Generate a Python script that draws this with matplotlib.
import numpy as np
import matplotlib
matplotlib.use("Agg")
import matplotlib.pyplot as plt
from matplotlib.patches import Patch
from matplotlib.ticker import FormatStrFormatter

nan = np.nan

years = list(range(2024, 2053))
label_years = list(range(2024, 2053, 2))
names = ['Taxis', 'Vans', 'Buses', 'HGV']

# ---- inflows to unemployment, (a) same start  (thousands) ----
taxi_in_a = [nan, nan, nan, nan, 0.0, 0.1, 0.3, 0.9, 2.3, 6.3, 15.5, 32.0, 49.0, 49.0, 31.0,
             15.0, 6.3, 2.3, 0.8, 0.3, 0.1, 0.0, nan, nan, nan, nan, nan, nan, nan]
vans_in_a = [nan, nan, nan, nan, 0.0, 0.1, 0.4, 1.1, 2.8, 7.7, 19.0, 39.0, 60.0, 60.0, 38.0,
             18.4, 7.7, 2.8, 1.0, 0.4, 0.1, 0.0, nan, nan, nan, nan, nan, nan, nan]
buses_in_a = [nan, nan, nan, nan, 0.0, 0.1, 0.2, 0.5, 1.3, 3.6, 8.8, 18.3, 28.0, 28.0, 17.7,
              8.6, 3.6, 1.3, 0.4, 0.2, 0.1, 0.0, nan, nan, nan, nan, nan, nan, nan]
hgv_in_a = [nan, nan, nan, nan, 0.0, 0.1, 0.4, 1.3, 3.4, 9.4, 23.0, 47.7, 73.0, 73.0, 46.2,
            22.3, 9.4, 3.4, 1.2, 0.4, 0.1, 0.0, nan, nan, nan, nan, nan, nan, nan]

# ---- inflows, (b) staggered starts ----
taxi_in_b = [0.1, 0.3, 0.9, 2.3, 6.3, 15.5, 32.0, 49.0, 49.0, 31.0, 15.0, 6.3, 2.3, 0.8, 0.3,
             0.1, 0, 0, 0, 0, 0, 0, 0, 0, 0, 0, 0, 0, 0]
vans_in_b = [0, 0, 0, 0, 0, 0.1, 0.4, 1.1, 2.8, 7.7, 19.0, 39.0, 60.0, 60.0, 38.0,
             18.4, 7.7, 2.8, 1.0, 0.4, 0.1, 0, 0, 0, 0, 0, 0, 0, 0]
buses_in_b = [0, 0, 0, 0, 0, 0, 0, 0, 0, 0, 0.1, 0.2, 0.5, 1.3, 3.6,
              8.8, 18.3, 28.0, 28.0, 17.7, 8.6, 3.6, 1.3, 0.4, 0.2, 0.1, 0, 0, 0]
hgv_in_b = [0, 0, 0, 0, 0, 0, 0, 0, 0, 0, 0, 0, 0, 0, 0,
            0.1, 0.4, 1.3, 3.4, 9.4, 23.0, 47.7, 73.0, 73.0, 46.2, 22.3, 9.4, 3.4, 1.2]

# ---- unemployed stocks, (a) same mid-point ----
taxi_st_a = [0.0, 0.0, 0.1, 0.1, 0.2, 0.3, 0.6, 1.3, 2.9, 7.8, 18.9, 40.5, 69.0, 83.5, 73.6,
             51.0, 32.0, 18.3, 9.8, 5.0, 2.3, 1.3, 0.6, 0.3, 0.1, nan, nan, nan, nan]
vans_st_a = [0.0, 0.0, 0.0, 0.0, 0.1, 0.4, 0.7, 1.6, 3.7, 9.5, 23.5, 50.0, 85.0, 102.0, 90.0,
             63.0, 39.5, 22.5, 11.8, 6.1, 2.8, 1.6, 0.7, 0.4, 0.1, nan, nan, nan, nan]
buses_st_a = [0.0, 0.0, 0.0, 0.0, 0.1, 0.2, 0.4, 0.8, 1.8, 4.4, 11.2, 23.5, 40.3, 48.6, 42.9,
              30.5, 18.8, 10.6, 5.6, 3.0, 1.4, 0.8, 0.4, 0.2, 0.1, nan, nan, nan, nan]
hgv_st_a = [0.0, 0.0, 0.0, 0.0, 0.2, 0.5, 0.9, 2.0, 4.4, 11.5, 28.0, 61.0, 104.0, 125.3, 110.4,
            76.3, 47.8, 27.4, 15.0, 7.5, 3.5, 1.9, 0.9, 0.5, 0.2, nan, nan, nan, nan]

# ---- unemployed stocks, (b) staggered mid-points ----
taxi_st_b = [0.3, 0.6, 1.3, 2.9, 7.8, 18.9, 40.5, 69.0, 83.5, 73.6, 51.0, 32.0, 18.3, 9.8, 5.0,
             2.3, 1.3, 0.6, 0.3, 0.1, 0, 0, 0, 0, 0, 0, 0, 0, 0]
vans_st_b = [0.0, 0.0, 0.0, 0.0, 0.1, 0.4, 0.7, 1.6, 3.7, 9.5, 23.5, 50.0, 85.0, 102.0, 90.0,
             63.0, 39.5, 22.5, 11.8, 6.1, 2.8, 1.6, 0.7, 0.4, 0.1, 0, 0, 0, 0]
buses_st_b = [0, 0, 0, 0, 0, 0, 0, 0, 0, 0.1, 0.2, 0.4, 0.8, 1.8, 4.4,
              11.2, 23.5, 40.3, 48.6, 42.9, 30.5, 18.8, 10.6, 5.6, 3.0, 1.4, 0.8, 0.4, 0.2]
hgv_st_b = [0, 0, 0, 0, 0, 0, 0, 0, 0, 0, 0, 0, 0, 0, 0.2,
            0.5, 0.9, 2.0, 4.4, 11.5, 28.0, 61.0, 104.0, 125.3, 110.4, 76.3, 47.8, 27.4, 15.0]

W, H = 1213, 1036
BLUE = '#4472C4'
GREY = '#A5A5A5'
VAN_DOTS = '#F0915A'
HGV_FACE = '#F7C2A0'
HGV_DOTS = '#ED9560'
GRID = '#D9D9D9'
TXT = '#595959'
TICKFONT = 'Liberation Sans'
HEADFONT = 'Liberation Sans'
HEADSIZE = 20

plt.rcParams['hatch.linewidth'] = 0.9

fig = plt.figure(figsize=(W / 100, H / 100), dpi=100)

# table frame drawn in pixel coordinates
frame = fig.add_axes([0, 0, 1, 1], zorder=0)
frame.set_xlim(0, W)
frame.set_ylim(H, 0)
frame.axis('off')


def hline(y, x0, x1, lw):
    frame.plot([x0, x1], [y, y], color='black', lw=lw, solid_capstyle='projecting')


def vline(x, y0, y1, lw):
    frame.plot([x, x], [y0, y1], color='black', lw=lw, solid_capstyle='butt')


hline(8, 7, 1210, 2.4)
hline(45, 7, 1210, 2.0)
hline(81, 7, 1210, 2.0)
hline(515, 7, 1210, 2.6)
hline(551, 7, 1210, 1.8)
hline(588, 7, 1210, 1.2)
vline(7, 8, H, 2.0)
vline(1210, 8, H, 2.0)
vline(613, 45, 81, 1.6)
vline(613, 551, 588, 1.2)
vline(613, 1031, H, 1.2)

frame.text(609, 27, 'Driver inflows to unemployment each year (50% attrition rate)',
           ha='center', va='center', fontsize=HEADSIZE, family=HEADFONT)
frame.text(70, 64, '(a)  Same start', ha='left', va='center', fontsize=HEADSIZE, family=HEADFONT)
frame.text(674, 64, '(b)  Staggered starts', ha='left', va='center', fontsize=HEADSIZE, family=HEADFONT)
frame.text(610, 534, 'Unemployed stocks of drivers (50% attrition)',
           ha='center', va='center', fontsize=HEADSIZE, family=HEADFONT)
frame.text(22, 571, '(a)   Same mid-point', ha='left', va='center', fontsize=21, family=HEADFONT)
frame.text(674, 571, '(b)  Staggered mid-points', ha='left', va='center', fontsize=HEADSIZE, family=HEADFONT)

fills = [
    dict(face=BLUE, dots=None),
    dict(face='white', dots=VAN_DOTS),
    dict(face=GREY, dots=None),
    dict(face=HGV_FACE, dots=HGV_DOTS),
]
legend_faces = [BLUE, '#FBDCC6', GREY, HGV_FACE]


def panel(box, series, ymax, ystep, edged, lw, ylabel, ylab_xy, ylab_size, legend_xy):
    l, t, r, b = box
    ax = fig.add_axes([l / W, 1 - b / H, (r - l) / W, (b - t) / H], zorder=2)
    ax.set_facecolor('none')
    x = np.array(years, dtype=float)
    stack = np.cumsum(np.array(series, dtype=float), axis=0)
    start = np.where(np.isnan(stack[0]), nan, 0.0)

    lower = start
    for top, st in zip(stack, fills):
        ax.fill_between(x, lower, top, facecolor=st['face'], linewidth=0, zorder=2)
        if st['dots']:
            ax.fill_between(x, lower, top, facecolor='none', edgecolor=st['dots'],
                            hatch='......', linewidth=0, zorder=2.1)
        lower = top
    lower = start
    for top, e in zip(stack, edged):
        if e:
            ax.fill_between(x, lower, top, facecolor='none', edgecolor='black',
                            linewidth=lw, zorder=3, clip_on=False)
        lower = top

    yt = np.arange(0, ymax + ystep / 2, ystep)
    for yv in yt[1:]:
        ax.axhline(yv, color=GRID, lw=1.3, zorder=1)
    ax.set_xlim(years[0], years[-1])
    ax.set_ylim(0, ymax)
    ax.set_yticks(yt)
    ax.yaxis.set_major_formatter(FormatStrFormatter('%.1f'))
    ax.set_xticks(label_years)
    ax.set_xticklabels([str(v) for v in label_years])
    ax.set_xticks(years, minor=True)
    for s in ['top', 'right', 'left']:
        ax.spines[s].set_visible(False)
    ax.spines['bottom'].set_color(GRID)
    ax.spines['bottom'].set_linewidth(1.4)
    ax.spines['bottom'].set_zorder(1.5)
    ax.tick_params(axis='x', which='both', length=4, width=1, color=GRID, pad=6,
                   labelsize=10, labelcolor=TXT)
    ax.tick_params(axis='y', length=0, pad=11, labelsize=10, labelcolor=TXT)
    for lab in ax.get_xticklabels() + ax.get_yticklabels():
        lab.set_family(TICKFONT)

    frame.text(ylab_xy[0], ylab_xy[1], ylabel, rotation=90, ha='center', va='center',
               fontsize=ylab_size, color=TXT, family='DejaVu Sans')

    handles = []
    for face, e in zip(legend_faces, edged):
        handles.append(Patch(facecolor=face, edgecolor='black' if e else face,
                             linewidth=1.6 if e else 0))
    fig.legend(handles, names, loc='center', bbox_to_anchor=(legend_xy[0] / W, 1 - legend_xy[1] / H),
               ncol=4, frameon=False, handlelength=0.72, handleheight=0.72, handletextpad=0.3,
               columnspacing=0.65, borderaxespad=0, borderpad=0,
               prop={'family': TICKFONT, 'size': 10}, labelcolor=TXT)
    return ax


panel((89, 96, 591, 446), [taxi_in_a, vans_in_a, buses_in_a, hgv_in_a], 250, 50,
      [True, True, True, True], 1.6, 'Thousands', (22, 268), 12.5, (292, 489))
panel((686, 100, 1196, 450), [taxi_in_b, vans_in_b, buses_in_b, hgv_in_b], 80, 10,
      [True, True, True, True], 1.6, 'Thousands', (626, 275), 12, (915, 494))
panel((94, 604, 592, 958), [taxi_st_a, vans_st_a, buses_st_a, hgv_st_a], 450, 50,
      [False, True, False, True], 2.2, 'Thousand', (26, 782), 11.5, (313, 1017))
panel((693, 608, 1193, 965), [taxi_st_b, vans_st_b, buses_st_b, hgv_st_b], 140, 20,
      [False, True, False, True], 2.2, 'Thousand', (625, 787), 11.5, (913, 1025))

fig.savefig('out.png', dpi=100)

• [EXERCISE DIRECTIONS] Print only the lines from the top of the data above down to the line holding "names = ['Taxis', 'Vans', 'Buses', 'HGV']", inclusive.

• [EXPECTED ANSWER]
Generate a Python script that draws this with matplotlib.
import numpy as np
import matplotlib
matplotlib.use("Agg")
import matplotlib.pyplot as plt
from matplotlib.patches import Patch
from matplotlib.ticker import FormatStrFormatter

nan = np.nan

years = list(range(2024, 2053))
label_years = list(range(2024, 2053, 2))
names = ['Taxis', 'Vans', 'Buses', 'HGV']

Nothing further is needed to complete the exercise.